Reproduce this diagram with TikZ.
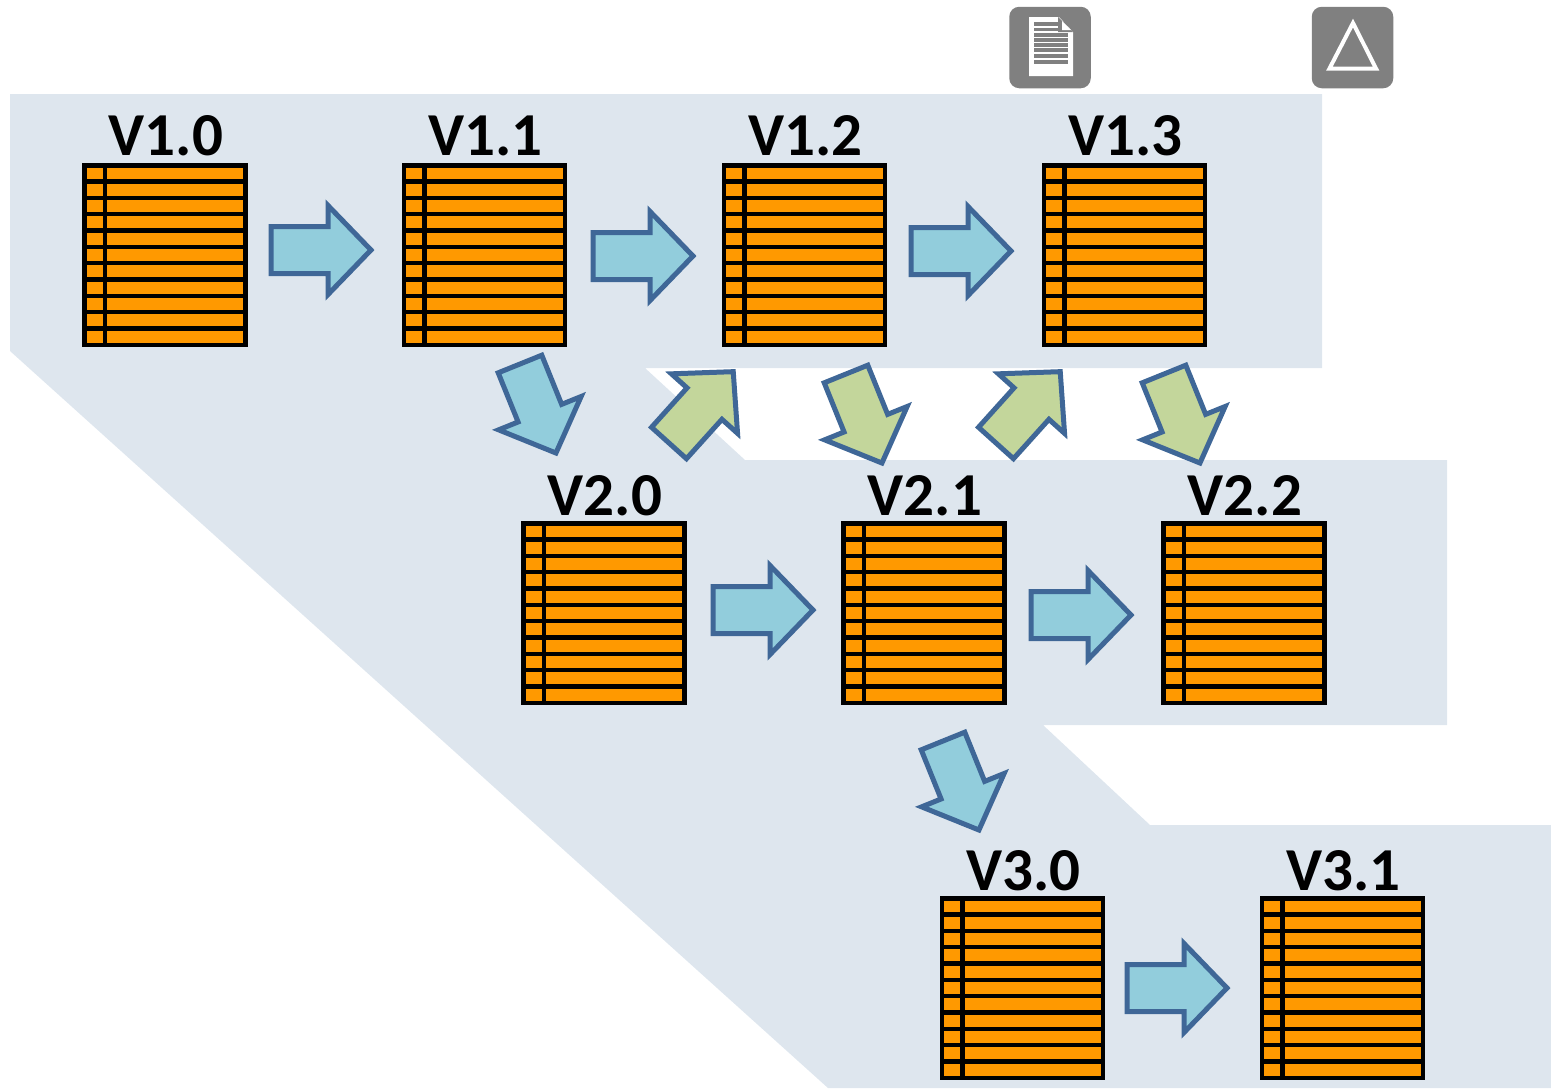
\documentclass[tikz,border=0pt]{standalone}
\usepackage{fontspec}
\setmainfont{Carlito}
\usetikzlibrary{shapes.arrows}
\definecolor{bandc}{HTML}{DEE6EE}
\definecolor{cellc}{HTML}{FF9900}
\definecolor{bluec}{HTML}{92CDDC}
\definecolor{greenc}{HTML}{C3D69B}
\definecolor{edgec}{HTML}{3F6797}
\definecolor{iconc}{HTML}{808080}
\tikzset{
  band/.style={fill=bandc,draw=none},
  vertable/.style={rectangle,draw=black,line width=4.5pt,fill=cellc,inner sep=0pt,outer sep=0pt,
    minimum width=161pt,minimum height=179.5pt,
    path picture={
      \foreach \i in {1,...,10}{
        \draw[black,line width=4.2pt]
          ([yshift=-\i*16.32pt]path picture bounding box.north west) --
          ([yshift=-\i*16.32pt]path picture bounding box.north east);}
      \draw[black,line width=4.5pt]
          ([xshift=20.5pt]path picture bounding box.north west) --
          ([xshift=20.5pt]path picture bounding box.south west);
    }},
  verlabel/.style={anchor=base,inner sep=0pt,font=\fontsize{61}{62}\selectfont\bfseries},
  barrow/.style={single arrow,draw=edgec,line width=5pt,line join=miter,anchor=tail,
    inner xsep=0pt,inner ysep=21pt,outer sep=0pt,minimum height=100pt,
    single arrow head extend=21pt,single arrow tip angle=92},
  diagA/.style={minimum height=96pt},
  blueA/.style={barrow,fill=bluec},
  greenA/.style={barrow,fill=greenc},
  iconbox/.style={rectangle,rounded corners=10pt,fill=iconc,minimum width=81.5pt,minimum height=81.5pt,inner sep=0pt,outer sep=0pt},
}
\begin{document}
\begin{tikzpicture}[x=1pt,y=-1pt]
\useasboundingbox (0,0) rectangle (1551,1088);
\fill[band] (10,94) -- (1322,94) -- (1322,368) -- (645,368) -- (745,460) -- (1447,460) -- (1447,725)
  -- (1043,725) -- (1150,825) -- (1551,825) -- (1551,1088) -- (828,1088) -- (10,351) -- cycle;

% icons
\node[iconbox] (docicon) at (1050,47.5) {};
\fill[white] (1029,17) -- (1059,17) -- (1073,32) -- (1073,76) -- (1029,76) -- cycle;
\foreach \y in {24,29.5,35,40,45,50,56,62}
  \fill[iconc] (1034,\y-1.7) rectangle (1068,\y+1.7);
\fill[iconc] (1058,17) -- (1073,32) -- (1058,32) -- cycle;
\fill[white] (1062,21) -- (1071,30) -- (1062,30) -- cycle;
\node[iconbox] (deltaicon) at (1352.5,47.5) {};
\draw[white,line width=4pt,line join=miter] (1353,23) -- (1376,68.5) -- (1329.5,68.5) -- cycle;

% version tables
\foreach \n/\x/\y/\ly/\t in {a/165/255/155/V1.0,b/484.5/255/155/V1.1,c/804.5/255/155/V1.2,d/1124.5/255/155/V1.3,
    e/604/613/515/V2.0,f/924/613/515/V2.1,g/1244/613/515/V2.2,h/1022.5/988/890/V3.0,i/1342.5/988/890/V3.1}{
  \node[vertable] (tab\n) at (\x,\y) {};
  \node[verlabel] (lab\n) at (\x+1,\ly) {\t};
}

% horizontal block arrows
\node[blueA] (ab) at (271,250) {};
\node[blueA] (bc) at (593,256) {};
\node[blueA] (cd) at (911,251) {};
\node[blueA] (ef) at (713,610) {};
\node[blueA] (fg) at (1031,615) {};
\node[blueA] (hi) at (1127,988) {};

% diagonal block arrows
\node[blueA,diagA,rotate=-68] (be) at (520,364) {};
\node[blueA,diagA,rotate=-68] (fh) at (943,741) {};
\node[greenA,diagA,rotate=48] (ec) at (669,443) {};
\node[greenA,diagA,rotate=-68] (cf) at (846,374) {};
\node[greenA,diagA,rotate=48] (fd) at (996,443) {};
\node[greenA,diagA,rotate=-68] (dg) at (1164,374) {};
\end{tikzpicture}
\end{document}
* * * * *
◆ SHORT PROBLEM
Write the listing out a second time exactly, dropping all images.

◆ RESPONSE
Reproduce this diagram with TikZ.
\documentclass[tikz,border=0pt]{standalone}
\usepackage{fontspec}
\setmainfont{Carlito}
\usetikzlibrary{shapes.arrows}
\definecolor{bandc}{HTML}{DEE6EE}
\definecolor{cellc}{HTML}{FF9900}
\definecolor{bluec}{HTML}{92CDDC}
\definecolor{greenc}{HTML}{C3D69B}
\definecolor{edgec}{HTML}{3F6797}
\definecolor{iconc}{HTML}{808080}
\tikzset{
  band/.style={fill=bandc,draw=none},
  vertable/.style={rectangle,draw=black,line width=4.5pt,fill=cellc,inner sep=0pt,outer sep=0pt,
    minimum width=161pt,minimum height=179.5pt,
    path picture={
      \foreach \i in {1,...,10}{
        \draw[black,line width=4.2pt]
          ([yshift=-\i*16.32pt]path picture bounding box.north west) --
          ([yshift=-\i*16.32pt]path picture bounding box.north east);}
      \draw[black,line width=4.5pt]
          ([xshift=20.5pt]path picture bounding box.north west) --
          ([xshift=20.5pt]path picture bounding box.south west);
    }},
  verlabel/.style={anchor=base,inner sep=0pt,font=\fontsize{61}{62}\selectfont\bfseries},
  barrow/.style={single arrow,draw=edgec,line width=5pt,line join=miter,anchor=tail,
    inner xsep=0pt,inner ysep=21pt,outer sep=0pt,minimum height=100pt,
    single arrow head extend=21pt,single arrow tip angle=92},
  diagA/.style={minimum height=96pt},
  blueA/.style={barrow,fill=bluec},
  greenA/.style={barrow,fill=greenc},
  iconbox/.style={rectangle,rounded corners=10pt,fill=iconc,minimum width=81.5pt,minimum height=81.5pt,inner sep=0pt,outer sep=0pt},
}
\begin{document}
\begin{tikzpicture}[x=1pt,y=-1pt]
\useasboundingbox (0,0) rectangle (1551,1088);
\fill[band] (10,94) -- (1322,94) -- (1322,368) -- (645,368) -- (745,460) -- (1447,460) -- (1447,725)
  -- (1043,725) -- (1150,825) -- (1551,825) -- (1551,1088) -- (828,1088) -- (10,351) -- cycle;

% icons
\node[iconbox] (docicon) at (1050,47.5) {};
\fill[white] (1029,17) -- (1059,17) -- (1073,32) -- (1073,76) -- (1029,76) -- cycle;
\foreach \y in {24,29.5,35,40,45,50,56,62}
  \fill[iconc] (1034,\y-1.7) rectangle (1068,\y+1.7);
\fill[iconc] (1058,17) -- (1073,32) -- (1058,32) -- cycle;
\fill[white] (1062,21) -- (1071,30) -- (1062,30) -- cycle;
\node[iconbox] (deltaicon) at (1352.5,47.5) {};
\draw[white,line width=4pt,line join=miter] (1353,23) -- (1376,68.5) -- (1329.5,68.5) -- cycle;

% version tables
\foreach \n/\x/\y/\ly/\t in {a/165/255/155/V1.0,b/484.5/255/155/V1.1,c/804.5/255/155/V1.2,d/1124.5/255/155/V1.3,
    e/604/613/515/V2.0,f/924/613/515/V2.1,g/1244/613/515/V2.2,h/1022.5/988/890/V3.0,i/1342.5/988/890/V3.1}{
  \node[vertable] (tab\n) at (\x,\y) {};
  \node[verlabel] (lab\n) at (\x+1,\ly) {\t};
}

% horizontal block arrows
\node[blueA] (ab) at (271,250) {};
\node[blueA] (bc) at (593,256) {};
\node[blueA] (cd) at (911,251) {};
\node[blueA] (ef) at (713,610) {};
\node[blueA] (fg) at (1031,615) {};
\node[blueA] (hi) at (1127,988) {};

% diagonal block arrows
\node[blueA,diagA,rotate=-68] (be) at (520,364) {};
\node[blueA,diagA,rotate=-68] (fh) at (943,741) {};
\node[greenA,diagA,rotate=48] (ec) at (669,443) {};
\node[greenA,diagA,rotate=-68] (cf) at (846,374) {};
\node[greenA,diagA,rotate=48] (fd) at (996,443) {};
\node[greenA,diagA,rotate=-68] (dg) at (1164,374) {};
\end{tikzpicture}
\end{document}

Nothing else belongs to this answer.